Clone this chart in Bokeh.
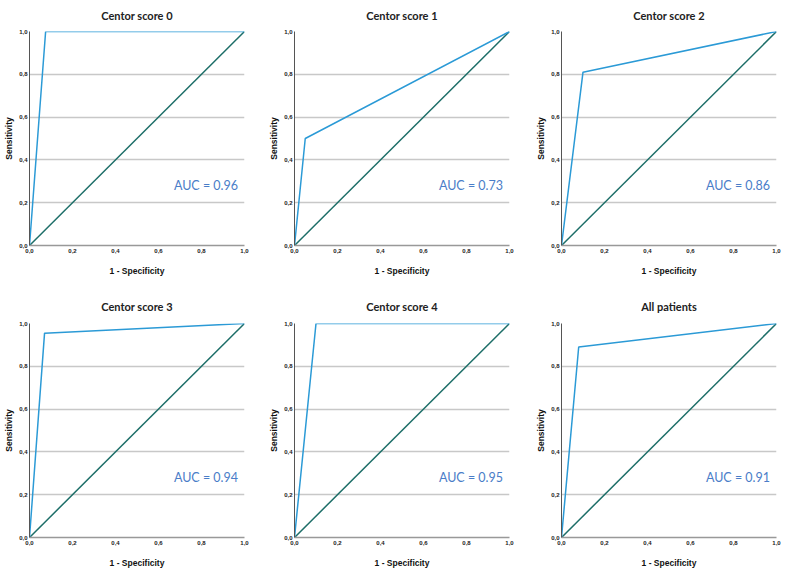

...

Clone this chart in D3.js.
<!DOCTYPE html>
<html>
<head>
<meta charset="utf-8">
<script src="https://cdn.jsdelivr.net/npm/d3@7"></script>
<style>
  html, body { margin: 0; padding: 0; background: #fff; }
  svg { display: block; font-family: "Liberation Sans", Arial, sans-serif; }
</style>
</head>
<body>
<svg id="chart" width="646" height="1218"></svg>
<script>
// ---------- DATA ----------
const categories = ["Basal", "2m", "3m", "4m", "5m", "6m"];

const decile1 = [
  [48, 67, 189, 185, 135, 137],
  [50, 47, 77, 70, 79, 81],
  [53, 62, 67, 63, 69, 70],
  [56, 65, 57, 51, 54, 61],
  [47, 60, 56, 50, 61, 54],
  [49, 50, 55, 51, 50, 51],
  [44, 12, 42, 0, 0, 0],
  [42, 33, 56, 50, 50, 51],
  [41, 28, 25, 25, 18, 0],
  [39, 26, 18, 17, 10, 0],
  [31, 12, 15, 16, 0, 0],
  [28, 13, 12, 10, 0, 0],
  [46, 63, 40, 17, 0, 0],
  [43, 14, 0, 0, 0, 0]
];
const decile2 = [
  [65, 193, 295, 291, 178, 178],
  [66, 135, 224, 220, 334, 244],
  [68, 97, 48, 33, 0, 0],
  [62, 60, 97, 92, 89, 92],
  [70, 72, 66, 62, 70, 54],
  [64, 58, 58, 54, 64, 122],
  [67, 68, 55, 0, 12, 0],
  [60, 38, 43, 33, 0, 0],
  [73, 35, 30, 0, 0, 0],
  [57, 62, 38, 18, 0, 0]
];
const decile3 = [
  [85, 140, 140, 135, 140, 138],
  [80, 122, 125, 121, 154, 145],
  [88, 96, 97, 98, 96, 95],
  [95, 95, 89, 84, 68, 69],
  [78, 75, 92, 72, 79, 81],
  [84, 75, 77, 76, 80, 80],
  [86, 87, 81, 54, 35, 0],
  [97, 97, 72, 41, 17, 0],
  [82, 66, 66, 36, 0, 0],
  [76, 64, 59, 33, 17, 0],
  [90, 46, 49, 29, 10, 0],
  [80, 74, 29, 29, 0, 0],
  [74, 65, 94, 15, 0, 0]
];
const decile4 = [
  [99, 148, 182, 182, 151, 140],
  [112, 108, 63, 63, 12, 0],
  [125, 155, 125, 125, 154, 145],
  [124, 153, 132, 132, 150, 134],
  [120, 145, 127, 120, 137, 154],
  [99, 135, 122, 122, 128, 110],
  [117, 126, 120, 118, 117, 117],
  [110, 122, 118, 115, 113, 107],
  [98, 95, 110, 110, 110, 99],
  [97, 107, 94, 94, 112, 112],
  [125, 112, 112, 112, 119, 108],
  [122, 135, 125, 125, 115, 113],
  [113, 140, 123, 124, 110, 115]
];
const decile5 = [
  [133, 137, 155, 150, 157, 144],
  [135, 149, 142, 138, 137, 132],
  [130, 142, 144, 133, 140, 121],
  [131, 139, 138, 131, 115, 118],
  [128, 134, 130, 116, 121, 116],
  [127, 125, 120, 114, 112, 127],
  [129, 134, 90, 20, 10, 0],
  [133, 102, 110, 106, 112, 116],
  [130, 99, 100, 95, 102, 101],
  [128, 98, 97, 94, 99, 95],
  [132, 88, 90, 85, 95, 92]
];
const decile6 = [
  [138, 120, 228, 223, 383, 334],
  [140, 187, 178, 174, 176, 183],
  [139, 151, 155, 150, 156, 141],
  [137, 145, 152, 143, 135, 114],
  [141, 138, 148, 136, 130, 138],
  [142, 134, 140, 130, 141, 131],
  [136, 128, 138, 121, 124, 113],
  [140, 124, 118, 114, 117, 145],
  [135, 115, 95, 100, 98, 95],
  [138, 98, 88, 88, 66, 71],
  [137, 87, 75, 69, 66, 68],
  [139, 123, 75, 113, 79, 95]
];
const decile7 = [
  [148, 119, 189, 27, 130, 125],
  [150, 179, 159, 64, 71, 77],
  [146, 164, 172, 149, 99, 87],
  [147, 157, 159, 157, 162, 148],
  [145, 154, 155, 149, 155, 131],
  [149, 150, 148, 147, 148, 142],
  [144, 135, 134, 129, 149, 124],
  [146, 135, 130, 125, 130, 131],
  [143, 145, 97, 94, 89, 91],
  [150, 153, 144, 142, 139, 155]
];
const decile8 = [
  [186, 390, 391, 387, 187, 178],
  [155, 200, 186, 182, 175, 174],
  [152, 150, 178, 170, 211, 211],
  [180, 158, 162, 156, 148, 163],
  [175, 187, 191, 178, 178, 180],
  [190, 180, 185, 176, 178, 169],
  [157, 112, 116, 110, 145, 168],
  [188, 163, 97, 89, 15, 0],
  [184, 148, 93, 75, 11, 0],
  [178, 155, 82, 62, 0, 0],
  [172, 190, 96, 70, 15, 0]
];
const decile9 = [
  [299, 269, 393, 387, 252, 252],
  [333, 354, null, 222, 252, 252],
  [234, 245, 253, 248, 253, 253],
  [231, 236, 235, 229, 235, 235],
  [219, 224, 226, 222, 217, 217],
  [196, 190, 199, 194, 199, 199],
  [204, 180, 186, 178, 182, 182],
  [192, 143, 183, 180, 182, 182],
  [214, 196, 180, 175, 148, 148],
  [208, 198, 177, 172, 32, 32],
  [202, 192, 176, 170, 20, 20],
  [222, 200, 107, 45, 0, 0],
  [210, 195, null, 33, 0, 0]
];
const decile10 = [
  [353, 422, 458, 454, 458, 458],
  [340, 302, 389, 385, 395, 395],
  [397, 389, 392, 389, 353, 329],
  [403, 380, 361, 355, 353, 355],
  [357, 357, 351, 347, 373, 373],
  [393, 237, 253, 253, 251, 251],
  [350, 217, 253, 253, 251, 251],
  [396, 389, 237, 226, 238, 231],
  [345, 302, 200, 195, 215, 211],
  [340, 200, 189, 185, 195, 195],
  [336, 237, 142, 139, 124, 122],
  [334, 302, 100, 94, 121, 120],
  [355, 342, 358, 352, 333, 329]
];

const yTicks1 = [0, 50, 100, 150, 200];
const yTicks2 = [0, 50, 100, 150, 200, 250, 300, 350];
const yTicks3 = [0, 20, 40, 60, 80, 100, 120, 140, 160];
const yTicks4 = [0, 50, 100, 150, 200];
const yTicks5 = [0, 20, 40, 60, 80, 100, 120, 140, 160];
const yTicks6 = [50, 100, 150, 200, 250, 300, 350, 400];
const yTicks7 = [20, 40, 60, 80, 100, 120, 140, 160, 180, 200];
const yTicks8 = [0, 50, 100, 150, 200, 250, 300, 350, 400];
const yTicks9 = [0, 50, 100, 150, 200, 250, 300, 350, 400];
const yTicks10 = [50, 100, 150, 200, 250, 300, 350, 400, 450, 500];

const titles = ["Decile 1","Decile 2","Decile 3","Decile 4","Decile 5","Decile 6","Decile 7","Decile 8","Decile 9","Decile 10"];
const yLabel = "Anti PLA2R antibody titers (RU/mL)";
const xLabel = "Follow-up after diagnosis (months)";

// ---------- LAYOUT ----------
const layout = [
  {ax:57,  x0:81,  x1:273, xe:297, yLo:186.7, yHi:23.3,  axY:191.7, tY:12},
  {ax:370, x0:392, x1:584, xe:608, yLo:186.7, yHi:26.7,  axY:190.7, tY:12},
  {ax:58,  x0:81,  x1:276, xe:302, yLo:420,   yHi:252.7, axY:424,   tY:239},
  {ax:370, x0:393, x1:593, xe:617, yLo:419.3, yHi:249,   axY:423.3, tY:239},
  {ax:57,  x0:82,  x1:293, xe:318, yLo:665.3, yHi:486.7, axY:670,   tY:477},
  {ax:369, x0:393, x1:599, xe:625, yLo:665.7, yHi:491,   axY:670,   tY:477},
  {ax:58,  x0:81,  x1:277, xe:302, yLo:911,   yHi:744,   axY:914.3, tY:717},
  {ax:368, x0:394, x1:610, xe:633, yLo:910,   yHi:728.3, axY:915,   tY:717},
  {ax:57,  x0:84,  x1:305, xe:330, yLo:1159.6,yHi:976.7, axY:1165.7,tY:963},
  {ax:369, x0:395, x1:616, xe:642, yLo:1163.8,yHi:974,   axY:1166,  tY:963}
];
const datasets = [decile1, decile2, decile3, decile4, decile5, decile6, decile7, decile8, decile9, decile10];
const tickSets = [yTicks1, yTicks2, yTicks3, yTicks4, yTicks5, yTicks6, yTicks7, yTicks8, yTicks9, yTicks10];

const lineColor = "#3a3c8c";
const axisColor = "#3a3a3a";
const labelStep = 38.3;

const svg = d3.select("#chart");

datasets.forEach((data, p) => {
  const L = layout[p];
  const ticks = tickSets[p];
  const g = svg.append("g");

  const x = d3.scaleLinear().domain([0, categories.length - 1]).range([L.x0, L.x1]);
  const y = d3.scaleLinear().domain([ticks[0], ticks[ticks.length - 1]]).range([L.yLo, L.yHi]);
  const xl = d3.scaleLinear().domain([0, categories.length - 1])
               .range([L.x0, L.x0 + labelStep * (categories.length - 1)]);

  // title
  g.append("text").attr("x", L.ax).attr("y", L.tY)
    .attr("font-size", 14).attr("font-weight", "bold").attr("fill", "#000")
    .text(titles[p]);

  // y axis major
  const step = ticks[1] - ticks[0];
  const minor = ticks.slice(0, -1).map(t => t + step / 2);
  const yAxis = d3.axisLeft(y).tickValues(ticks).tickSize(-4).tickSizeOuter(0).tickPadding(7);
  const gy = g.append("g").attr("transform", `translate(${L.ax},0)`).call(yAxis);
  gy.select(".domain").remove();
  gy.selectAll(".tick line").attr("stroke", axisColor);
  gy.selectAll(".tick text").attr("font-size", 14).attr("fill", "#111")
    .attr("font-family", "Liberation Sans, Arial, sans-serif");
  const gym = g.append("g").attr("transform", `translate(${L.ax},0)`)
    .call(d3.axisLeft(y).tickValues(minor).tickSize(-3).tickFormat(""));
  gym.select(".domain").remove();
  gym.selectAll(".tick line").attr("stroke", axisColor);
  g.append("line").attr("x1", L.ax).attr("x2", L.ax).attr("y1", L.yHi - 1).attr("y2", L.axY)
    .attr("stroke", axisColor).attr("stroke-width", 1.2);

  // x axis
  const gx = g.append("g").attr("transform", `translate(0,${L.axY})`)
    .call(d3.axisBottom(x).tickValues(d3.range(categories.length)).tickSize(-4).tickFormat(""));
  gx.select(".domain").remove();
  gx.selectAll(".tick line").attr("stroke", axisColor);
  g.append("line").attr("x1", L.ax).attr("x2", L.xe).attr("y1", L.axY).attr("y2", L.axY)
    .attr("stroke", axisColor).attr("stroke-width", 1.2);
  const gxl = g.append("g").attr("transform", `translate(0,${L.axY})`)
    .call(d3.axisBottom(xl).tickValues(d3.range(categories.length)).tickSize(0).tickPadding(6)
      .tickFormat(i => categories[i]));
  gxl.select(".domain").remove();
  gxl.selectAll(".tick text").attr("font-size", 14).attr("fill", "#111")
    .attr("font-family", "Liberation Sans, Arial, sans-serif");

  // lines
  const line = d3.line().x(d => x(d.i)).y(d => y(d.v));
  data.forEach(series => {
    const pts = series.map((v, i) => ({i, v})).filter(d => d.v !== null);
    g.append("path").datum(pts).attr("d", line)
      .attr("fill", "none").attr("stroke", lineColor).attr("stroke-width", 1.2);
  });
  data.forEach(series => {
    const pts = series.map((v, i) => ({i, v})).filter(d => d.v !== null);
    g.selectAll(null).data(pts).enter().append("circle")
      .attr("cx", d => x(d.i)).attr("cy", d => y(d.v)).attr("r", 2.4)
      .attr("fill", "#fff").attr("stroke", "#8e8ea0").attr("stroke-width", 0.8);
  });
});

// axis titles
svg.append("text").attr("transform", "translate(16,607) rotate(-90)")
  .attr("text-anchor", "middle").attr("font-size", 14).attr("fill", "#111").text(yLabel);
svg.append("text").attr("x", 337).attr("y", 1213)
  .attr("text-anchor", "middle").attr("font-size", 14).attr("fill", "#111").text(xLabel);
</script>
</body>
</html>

§ Instructions to follow:
Using the material above, count the lines containing the word "this". Reply with the number alone.

§ Exercise result:
2